(DATA)
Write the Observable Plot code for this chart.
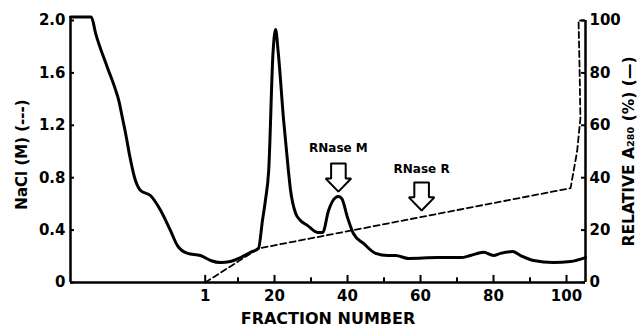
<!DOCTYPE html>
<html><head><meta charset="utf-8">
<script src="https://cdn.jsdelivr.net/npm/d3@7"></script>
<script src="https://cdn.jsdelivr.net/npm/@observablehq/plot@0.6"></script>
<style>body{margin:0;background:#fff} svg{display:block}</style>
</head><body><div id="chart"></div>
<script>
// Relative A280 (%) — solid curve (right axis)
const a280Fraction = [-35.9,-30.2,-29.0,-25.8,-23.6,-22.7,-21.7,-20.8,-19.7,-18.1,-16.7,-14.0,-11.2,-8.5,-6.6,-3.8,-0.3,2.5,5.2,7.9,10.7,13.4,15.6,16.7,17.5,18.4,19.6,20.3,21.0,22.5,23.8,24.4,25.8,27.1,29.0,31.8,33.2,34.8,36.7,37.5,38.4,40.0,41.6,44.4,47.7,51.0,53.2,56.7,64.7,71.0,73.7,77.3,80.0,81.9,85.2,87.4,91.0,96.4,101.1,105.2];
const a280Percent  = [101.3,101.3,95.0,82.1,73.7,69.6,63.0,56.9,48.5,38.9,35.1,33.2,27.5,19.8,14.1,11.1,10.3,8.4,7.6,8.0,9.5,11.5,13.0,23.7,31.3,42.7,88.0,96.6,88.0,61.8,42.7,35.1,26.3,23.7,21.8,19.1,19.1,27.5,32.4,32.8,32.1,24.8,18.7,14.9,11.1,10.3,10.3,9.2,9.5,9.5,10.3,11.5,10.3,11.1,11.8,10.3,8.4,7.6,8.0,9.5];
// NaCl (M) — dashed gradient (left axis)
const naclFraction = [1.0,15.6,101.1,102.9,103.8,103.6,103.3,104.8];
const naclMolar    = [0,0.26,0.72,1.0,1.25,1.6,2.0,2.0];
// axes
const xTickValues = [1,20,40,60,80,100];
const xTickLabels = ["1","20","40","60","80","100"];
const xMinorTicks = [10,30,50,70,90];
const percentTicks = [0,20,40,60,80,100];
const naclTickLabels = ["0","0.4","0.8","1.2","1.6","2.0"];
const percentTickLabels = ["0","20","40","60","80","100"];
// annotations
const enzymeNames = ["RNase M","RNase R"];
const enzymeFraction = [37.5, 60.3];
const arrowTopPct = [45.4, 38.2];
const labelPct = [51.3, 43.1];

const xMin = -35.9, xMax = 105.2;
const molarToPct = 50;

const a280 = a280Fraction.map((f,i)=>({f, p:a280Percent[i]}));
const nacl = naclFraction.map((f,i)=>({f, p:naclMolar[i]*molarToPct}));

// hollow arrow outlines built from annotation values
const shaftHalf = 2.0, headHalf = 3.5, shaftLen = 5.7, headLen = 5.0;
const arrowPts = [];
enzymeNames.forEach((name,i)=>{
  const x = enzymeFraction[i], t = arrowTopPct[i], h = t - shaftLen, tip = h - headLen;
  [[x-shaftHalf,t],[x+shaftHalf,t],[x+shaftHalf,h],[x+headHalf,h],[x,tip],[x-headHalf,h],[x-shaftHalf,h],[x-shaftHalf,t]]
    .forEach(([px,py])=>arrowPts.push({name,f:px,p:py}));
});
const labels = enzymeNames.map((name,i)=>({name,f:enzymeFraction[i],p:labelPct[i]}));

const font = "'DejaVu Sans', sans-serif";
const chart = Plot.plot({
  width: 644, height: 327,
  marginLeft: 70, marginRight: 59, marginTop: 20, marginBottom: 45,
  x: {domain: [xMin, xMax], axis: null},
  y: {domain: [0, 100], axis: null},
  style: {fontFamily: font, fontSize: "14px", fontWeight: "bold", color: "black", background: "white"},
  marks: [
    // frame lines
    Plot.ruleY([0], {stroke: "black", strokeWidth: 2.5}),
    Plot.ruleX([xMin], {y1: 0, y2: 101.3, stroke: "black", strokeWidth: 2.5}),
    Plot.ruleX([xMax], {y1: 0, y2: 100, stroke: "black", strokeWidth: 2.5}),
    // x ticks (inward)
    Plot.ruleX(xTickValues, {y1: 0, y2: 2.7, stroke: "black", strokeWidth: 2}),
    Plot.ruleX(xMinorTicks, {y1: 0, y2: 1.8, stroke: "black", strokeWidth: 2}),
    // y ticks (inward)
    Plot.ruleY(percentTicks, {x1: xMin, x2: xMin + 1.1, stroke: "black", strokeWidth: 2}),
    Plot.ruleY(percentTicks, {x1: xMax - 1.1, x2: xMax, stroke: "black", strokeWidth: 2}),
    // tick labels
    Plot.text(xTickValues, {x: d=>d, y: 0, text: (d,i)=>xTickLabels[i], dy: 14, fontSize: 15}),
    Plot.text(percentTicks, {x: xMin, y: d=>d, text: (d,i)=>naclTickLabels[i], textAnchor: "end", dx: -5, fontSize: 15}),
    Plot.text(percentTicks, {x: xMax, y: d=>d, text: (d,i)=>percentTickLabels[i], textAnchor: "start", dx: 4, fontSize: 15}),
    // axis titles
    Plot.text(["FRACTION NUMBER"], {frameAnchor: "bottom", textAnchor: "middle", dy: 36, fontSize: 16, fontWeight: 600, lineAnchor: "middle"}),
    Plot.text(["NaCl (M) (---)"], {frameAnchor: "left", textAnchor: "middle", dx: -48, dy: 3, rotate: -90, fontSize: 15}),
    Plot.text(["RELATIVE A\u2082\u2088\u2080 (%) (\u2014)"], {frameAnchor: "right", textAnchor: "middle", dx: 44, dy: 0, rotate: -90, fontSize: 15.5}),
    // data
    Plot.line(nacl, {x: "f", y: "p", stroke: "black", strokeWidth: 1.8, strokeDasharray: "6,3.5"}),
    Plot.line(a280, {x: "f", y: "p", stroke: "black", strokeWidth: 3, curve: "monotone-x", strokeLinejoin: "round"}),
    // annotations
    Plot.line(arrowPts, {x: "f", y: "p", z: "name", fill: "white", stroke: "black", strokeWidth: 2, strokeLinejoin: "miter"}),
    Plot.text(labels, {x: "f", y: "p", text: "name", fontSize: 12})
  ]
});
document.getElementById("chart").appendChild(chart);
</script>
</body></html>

(GIVEN INSTRUCTION)
Copy every line of the data exactly as written, excluding the pictures.

(SOLUTION FOR THIS TASK)
Write the Observable Plot code for this chart.
<!DOCTYPE html>
<html><head><meta charset="utf-8">
<script src="https://cdn.jsdelivr.net/npm/d3@7"></script>
<script src="https://cdn.jsdelivr.net/npm/@observablehq/plot@0.6"></script>
<style>body{margin:0;background:#fff} svg{display:block}</style>
</head><body><div id="chart"></div>
<script>
// Relative A280 (%) — solid curve (right axis)
const a280Fraction = [-35.9,-30.2,-29.0,-25.8,-23.6,-22.7,-21.7,-20.8,-19.7,-18.1,-16.7,-14.0,-11.2,-8.5,-6.6,-3.8,-0.3,2.5,5.2,7.9,10.7,13.4,15.6,16.7,17.5,18.4,19.6,20.3,21.0,22.5,23.8,24.4,25.8,27.1,29.0,31.8,33.2,34.8,36.7,37.5,38.4,40.0,41.6,44.4,47.7,51.0,53.2,56.7,64.7,71.0,73.7,77.3,80.0,81.9,85.2,87.4,91.0,96.4,101.1,105.2];
const a280Percent  = [101.3,101.3,95.0,82.1,73.7,69.6,63.0,56.9,48.5,38.9,35.1,33.2,27.5,19.8,14.1,11.1,10.3,8.4,7.6,8.0,9.5,11.5,13.0,23.7,31.3,42.7,88.0,96.6,88.0,61.8,42.7,35.1,26.3,23.7,21.8,19.1,19.1,27.5,32.4,32.8,32.1,24.8,18.7,14.9,11.1,10.3,10.3,9.2,9.5,9.5,10.3,11.5,10.3,11.1,11.8,10.3,8.4,7.6,8.0,9.5];
// NaCl (M) — dashed gradient (left axis)
const naclFraction = [1.0,15.6,101.1,102.9,103.8,103.6,103.3,104.8];
const naclMolar    = [0,0.26,0.72,1.0,1.25,1.6,2.0,2.0];
// axes
const xTickValues = [1,20,40,60,80,100];
const xTickLabels = ["1","20","40","60","80","100"];
const xMinorTicks = [10,30,50,70,90];
const percentTicks = [0,20,40,60,80,100];
const naclTickLabels = ["0","0.4","0.8","1.2","1.6","2.0"];
const percentTickLabels = ["0","20","40","60","80","100"];
// annotations
const enzymeNames = ["RNase M","RNase R"];
const enzymeFraction = [37.5, 60.3];
const arrowTopPct = [45.4, 38.2];
const labelPct = [51.3, 43.1];

const xMin = -35.9, xMax = 105.2;
const molarToPct = 50;

const a280 = a280Fraction.map((f,i)=>({f, p:a280Percent[i]}));
const nacl = naclFraction.map((f,i)=>({f, p:naclMolar[i]*molarToPct}));

// hollow arrow outlines built from annotation values
const shaftHalf = 2.0, headHalf = 3.5, shaftLen = 5.7, headLen = 5.0;
const arrowPts = [];
enzymeNames.forEach((name,i)=>{
  const x = enzymeFraction[i], t = arrowTopPct[i], h = t - shaftLen, tip = h - headLen;
  [[x-shaftHalf,t],[x+shaftHalf,t],[x+shaftHalf,h],[x+headHalf,h],[x,tip],[x-headHalf,h],[x-shaftHalf,h],[x-shaftHalf,t]]
    .forEach(([px,py])=>arrowPts.push({name,f:px,p:py}));
});
const labels = enzymeNames.map((name,i)=>({name,f:enzymeFraction[i],p:labelPct[i]}));

const font = "'DejaVu Sans', sans-serif";
const chart = Plot.plot({
  width: 644, height: 327,
  marginLeft: 70, marginRight: 59, marginTop: 20, marginBottom: 45,
  x: {domain: [xMin, xMax], axis: null},
  y: {domain: [0, 100], axis: null},
  style: {fontFamily: font, fontSize: "14px", fontWeight: "bold", color: "black", background: "white"},
  marks: [
    // frame lines
    Plot.ruleY([0], {stroke: "black", strokeWidth: 2.5}),
    Plot.ruleX([xMin], {y1: 0, y2: 101.3, stroke: "black", strokeWidth: 2.5}),
    Plot.ruleX([xMax], {y1: 0, y2: 100, stroke: "black", strokeWidth: 2.5}),
    // x ticks (inward)
    Plot.ruleX(xTickValues, {y1: 0, y2: 2.7, stroke: "black", strokeWidth: 2}),
    Plot.ruleX(xMinorTicks, {y1: 0, y2: 1.8, stroke: "black", strokeWidth: 2}),
    // y ticks (inward)
    Plot.ruleY(percentTicks, {x1: xMin, x2: xMin + 1.1, stroke: "black", strokeWidth: 2}),
    Plot.ruleY(percentTicks, {x1: xMax - 1.1, x2: xMax, stroke: "black", strokeWidth: 2}),
    // tick labels
    Plot.text(xTickValues, {x: d=>d, y: 0, text: (d,i)=>xTickLabels[i], dy: 14, fontSize: 15}),
    Plot.text(percentTicks, {x: xMin, y: d=>d, text: (d,i)=>naclTickLabels[i], textAnchor: "end", dx: -5, fontSize: 15}),
    Plot.text(percentTicks, {x: xMax, y: d=>d, text: (d,i)=>percentTickLabels[i], textAnchor: "start", dx: 4, fontSize: 15}),
    // axis titles
    Plot.text(["FRACTION NUMBER"], {frameAnchor: "bottom", textAnchor: "middle", dy: 36, fontSize: 16, fontWeight: 600, lineAnchor: "middle"}),
    Plot.text(["NaCl (M) (---)"], {frameAnchor: "left", textAnchor: "middle", dx: -48, dy: 3, rotate: -90, fontSize: 15}),
    Plot.text(["RELATIVE A\u2082\u2088\u2080 (%) (\u2014)"], {frameAnchor: "right", textAnchor: "middle", dx: 44, dy: 0, rotate: -90, fontSize: 15.5}),
    // data
    Plot.line(nacl, {x: "f", y: "p", stroke: "black", strokeWidth: 1.8, strokeDasharray: "6,3.5"}),
    Plot.line(a280, {x: "f", y: "p", stroke: "black", strokeWidth: 3, curve: "monotone-x", strokeLinejoin: "round"}),
    // annotations
    Plot.line(arrowPts, {x: "f", y: "p", z: "name", fill: "white", stroke: "black", strokeWidth: 2, strokeLinejoin: "miter"}),
    Plot.text(labels, {x: "f", y: "p", text: "name", fontSize: 12})
  ]
});
document.getElementById("chart").appendChild(chart);
</script>
</body></html>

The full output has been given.